## Required task
Quote exactly the lines from the start of the entries to the one with "import plotly.graph_objects as go", both ends included.

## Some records
^^^^^^^^^^^^^^^^
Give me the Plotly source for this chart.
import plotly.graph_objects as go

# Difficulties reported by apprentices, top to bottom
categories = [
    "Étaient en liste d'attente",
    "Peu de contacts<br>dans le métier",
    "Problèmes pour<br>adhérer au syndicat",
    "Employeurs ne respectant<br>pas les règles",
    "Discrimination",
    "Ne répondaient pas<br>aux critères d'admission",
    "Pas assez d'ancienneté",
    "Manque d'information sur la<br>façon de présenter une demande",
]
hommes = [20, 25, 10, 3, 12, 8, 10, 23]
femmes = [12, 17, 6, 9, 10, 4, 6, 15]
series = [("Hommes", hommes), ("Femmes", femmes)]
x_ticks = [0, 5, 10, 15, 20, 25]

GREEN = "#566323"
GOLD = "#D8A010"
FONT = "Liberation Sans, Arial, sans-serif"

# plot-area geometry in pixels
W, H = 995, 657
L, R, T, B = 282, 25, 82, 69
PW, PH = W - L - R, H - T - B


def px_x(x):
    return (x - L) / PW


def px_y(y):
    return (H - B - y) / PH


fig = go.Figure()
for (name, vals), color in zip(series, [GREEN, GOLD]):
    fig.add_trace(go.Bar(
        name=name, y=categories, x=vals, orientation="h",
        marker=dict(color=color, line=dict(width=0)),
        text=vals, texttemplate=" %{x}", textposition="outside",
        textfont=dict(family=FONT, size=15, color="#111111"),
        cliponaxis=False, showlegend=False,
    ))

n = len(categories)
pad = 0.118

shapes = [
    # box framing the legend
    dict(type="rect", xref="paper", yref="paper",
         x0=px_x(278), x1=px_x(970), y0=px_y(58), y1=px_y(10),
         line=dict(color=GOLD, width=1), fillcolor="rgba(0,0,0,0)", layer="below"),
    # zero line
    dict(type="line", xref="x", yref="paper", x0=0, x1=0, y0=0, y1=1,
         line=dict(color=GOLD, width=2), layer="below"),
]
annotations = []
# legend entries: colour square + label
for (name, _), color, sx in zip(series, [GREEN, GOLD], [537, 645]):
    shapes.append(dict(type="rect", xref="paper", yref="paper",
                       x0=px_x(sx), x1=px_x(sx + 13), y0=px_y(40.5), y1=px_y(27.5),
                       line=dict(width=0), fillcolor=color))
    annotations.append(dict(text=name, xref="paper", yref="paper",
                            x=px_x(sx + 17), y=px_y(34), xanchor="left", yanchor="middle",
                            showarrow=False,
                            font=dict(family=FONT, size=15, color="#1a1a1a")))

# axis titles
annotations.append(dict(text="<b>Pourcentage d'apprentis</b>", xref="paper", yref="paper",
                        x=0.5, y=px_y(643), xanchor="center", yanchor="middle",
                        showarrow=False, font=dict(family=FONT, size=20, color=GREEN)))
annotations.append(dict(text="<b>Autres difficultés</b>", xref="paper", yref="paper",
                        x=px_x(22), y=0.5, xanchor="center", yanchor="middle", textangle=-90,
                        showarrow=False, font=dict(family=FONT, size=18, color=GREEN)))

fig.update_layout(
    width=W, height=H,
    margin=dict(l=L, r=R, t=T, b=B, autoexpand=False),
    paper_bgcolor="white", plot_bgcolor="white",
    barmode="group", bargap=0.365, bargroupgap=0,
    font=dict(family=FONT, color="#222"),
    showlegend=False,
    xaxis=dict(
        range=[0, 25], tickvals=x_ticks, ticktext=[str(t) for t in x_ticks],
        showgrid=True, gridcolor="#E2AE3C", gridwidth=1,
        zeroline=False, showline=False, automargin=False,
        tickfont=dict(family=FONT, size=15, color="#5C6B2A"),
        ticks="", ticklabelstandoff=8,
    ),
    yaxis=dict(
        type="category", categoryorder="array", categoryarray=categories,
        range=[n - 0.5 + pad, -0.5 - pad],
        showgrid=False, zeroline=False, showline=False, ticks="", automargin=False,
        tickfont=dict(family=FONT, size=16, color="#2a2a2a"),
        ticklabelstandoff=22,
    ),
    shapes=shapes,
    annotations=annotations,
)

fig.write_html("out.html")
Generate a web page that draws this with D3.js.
^^^^^^^^^^^^^^^^
## Completed exercise
Give me the Plotly source for this chart.
import plotly.graph_objects as go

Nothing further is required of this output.